◆ AIM
Would you write out the listing verbatim and skip every picture in it?

◆ COLLECTED MATERIAL
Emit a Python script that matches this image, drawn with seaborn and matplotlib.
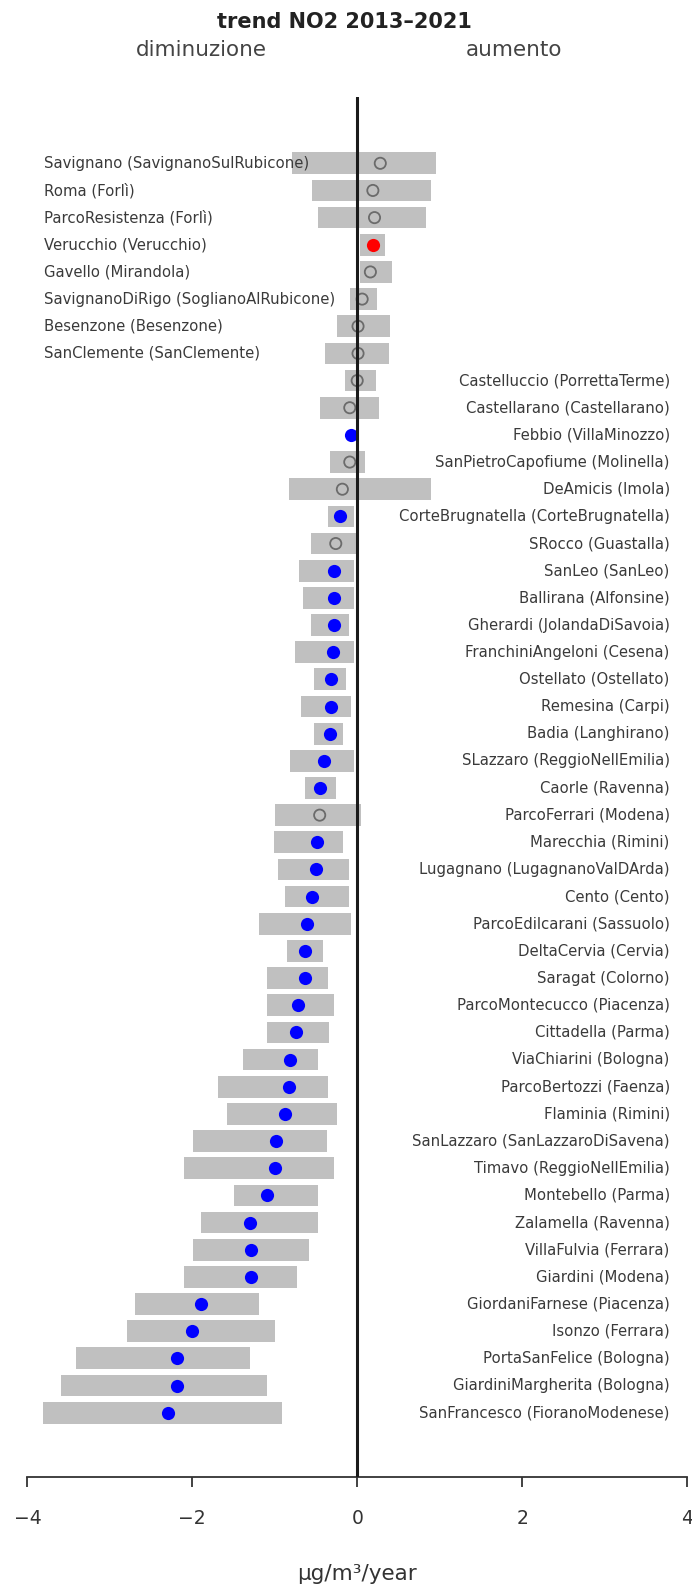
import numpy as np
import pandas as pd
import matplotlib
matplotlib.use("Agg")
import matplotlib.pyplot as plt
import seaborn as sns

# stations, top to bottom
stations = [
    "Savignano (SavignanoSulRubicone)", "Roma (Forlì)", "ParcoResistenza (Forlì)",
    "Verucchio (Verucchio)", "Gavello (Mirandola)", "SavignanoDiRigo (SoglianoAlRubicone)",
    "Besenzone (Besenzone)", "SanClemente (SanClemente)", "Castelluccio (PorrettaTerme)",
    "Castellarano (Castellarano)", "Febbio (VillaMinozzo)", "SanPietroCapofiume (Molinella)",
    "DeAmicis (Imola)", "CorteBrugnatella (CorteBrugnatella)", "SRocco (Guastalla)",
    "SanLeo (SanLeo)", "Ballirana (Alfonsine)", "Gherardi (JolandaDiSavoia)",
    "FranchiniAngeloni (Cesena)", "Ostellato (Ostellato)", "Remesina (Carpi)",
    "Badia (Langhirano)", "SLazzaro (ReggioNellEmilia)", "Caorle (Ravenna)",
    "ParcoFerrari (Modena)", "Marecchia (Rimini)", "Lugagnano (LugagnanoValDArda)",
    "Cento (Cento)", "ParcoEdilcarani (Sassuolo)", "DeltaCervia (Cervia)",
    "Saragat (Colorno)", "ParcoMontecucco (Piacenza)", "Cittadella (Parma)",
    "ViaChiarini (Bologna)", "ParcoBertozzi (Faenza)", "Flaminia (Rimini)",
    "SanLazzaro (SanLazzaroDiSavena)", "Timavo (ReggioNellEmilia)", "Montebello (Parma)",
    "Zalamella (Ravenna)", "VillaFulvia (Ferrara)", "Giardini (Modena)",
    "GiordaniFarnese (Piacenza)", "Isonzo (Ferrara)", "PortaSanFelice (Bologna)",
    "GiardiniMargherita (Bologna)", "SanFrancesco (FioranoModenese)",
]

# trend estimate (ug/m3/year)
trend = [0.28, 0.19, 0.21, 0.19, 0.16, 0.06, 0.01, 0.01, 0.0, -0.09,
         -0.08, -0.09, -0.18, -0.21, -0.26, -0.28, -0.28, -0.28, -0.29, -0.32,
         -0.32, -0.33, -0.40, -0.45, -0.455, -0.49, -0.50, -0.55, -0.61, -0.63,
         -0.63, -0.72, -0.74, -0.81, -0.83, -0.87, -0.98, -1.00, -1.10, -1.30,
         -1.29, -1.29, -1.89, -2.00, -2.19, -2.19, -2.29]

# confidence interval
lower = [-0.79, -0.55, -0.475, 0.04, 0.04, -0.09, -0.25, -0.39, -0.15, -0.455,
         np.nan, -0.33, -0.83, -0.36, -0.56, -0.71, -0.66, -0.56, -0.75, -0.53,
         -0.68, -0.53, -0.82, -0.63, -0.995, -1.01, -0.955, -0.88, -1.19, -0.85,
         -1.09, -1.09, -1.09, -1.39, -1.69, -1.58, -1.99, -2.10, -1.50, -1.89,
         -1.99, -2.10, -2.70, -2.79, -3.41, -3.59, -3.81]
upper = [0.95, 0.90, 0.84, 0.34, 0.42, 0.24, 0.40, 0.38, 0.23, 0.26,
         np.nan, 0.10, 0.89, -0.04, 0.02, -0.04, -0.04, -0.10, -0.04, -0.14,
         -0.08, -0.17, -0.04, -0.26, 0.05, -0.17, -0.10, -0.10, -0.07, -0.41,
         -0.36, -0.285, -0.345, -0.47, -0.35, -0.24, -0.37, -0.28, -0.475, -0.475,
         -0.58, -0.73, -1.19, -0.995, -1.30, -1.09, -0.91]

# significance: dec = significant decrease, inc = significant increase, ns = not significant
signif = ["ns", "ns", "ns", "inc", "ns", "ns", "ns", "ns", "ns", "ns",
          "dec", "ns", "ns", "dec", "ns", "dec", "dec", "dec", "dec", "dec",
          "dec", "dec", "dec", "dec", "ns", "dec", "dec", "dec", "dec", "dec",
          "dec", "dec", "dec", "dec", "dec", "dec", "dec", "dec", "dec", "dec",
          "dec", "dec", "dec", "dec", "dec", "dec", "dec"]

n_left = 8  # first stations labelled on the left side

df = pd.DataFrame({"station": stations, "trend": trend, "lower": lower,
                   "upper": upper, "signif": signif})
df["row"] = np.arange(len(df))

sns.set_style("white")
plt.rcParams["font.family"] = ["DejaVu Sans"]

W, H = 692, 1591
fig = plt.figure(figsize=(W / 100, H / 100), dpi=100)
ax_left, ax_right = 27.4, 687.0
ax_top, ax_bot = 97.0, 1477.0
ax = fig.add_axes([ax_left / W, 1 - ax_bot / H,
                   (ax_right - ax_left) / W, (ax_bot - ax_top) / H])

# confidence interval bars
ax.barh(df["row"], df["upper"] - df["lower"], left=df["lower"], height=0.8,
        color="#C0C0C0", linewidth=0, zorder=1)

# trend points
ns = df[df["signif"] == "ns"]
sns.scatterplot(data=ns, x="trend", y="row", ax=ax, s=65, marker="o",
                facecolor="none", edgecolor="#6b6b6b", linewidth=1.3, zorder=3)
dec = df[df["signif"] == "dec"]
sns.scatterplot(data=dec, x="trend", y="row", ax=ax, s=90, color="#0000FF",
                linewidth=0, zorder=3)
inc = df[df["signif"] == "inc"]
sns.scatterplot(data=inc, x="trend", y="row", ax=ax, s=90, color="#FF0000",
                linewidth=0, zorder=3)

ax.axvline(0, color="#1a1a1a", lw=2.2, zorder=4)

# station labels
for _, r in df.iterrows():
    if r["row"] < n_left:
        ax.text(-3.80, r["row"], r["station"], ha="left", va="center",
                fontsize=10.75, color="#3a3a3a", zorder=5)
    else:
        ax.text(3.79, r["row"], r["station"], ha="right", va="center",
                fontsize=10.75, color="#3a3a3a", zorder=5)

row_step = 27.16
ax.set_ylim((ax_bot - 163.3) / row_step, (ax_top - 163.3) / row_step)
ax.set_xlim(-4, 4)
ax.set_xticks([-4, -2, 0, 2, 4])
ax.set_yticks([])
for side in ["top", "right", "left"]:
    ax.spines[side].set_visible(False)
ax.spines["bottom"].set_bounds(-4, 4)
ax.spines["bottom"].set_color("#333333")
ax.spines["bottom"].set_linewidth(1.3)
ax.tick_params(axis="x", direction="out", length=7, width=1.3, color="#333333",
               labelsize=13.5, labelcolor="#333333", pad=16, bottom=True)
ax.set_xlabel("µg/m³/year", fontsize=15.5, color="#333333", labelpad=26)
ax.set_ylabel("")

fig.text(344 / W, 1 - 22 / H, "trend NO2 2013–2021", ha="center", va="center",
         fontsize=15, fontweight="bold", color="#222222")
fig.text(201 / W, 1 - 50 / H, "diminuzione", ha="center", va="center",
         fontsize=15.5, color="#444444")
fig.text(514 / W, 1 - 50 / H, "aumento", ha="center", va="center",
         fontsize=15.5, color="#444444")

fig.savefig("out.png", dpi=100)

◆ RESULT OF THIS EXERCISE
Emit a Python script that matches this image, drawn with seaborn and matplotlib.
import numpy as np
import pandas as pd
import matplotlib
matplotlib.use("Agg")
import matplotlib.pyplot as plt
import seaborn as sns

# stations, top to bottom
stations = [
    "Savignano (SavignanoSulRubicone)", "Roma (Forlì)", "ParcoResistenza (Forlì)",
    "Verucchio (Verucchio)", "Gavello (Mirandola)", "SavignanoDiRigo (SoglianoAlRubicone)",
    "Besenzone (Besenzone)", "SanClemente (SanClemente)", "Castelluccio (PorrettaTerme)",
    "Castellarano (Castellarano)", "Febbio (VillaMinozzo)", "SanPietroCapofiume (Molinella)",
    "DeAmicis (Imola)", "CorteBrugnatella (CorteBrugnatella)", "SRocco (Guastalla)",
    "SanLeo (SanLeo)", "Ballirana (Alfonsine)", "Gherardi (JolandaDiSavoia)",
    "FranchiniAngeloni (Cesena)", "Ostellato (Ostellato)", "Remesina (Carpi)",
    "Badia (Langhirano)", "SLazzaro (ReggioNellEmilia)", "Caorle (Ravenna)",
    "ParcoFerrari (Modena)", "Marecchia (Rimini)", "Lugagnano (LugagnanoValDArda)",
    "Cento (Cento)", "ParcoEdilcarani (Sassuolo)", "DeltaCervia (Cervia)",
    "Saragat (Colorno)", "ParcoMontecucco (Piacenza)", "Cittadella (Parma)",
    "ViaChiarini (Bologna)", "ParcoBertozzi (Faenza)", "Flaminia (Rimini)",
    "SanLazzaro (SanLazzaroDiSavena)", "Timavo (ReggioNellEmilia)", "Montebello (Parma)",
    "Zalamella (Ravenna)", "VillaFulvia (Ferrara)", "Giardini (Modena)",
    "GiordaniFarnese (Piacenza)", "Isonzo (Ferrara)", "PortaSanFelice (Bologna)",
    "GiardiniMargherita (Bologna)", "SanFrancesco (FioranoModenese)",
]

# trend estimate (ug/m3/year)
trend = [0.28, 0.19, 0.21, 0.19, 0.16, 0.06, 0.01, 0.01, 0.0, -0.09,
         -0.08, -0.09, -0.18, -0.21, -0.26, -0.28, -0.28, -0.28, -0.29, -0.32,
         -0.32, -0.33, -0.40, -0.45, -0.455, -0.49, -0.50, -0.55, -0.61, -0.63,
         -0.63, -0.72, -0.74, -0.81, -0.83, -0.87, -0.98, -1.00, -1.10, -1.30,
         -1.29, -1.29, -1.89, -2.00, -2.19, -2.19, -2.29]

# confidence interval
lower = [-0.79, -0.55, -0.475, 0.04, 0.04, -0.09, -0.25, -0.39, -0.15, -0.455,
         np.nan, -0.33, -0.83, -0.36, -0.56, -0.71, -0.66, -0.56, -0.75, -0.53,
         -0.68, -0.53, -0.82, -0.63, -0.995, -1.01, -0.955, -0.88, -1.19, -0.85,
         -1.09, -1.09, -1.09, -1.39, -1.69, -1.58, -1.99, -2.10, -1.50, -1.89,
         -1.99, -2.10, -2.70, -2.79, -3.41, -3.59, -3.81]
upper = [0.95, 0.90, 0.84, 0.34, 0.42, 0.24, 0.40, 0.38, 0.23, 0.26,
         np.nan, 0.10, 0.89, -0.04, 0.02, -0.04, -0.04, -0.10, -0.04, -0.14,
         -0.08, -0.17, -0.04, -0.26, 0.05, -0.17, -0.10, -0.10, -0.07, -0.41,
         -0.36, -0.285, -0.345, -0.47, -0.35, -0.24, -0.37, -0.28, -0.475, -0.475,
         -0.58, -0.73, -1.19, -0.995, -1.30, -1.09, -0.91]

# significance: dec = significant decrease, inc = significant increase, ns = not significant
signif = ["ns", "ns", "ns", "inc", "ns", "ns", "ns", "ns", "ns", "ns",
          "dec", "ns", "ns", "dec", "ns", "dec", "dec", "dec", "dec", "dec",
          "dec", "dec", "dec", "dec", "ns", "dec", "dec", "dec", "dec", "dec",
          "dec", "dec", "dec", "dec", "dec", "dec", "dec", "dec", "dec", "dec",
          "dec", "dec", "dec", "dec", "dec", "dec", "dec"]

n_left = 8  # first stations labelled on the left side

df = pd.DataFrame({"station": stations, "trend": trend, "lower": lower,
                   "upper": upper, "signif": signif})
df["row"] = np.arange(len(df))

sns.set_style("white")
plt.rcParams["font.family"] = ["DejaVu Sans"]

W, H = 692, 1591
fig = plt.figure(figsize=(W / 100, H / 100), dpi=100)
ax_left, ax_right = 27.4, 687.0
ax_top, ax_bot = 97.0, 1477.0
ax = fig.add_axes([ax_left / W, 1 - ax_bot / H,
                   (ax_right - ax_left) / W, (ax_bot - ax_top) / H])

# confidence interval bars
ax.barh(df["row"], df["upper"] - df["lower"], left=df["lower"], height=0.8,
        color="#C0C0C0", linewidth=0, zorder=1)

# trend points
ns = df[df["signif"] == "ns"]
sns.scatterplot(data=ns, x="trend", y="row", ax=ax, s=65, marker="o",
                facecolor="none", edgecolor="#6b6b6b", linewidth=1.3, zorder=3)
dec = df[df["signif"] == "dec"]
sns.scatterplot(data=dec, x="trend", y="row", ax=ax, s=90, color="#0000FF",
                linewidth=0, zorder=3)
inc = df[df["signif"] == "inc"]
sns.scatterplot(data=inc, x="trend", y="row", ax=ax, s=90, color="#FF0000",
                linewidth=0, zorder=3)

ax.axvline(0, color="#1a1a1a", lw=2.2, zorder=4)

# station labels
for _, r in df.iterrows():
    if r["row"] < n_left:
        ax.text(-3.80, r["row"], r["station"], ha="left", va="center",
                fontsize=10.75, color="#3a3a3a", zorder=5)
    else:
        ax.text(3.79, r["row"], r["station"], ha="right", va="center",
                fontsize=10.75, color="#3a3a3a", zorder=5)

row_step = 27.16
ax.set_ylim((ax_bot - 163.3) / row_step, (ax_top - 163.3) / row_step)
ax.set_xlim(-4, 4)
ax.set_xticks([-4, -2, 0, 2, 4])
ax.set_yticks([])
for side in ["top", "right", "left"]:
    ax.spines[side].set_visible(False)
ax.spines["bottom"].set_bounds(-4, 4)
ax.spines["bottom"].set_color("#333333")
ax.spines["bottom"].set_linewidth(1.3)
ax.tick_params(axis="x", direction="out", length=7, width=1.3, color="#333333",
               labelsize=13.5, labelcolor="#333333", pad=16, bottom=True)
ax.set_xlabel("µg/m³/year", fontsize=15.5, color="#333333", labelpad=26)
ax.set_ylabel("")

fig.text(344 / W, 1 - 22 / H, "trend NO2 2013–2021", ha="center", va="center",
         fontsize=15, fontweight="bold", color="#222222")
fig.text(201 / W, 1 - 50 / H, "diminuzione", ha="center", va="center",
         fontsize=15.5, color="#444444")
fig.text(514 / W, 1 - 50 / H, "aumento", ha="center", va="center",
         fontsize=15.5, color="#444444")

fig.savefig("out.png", dpi=100)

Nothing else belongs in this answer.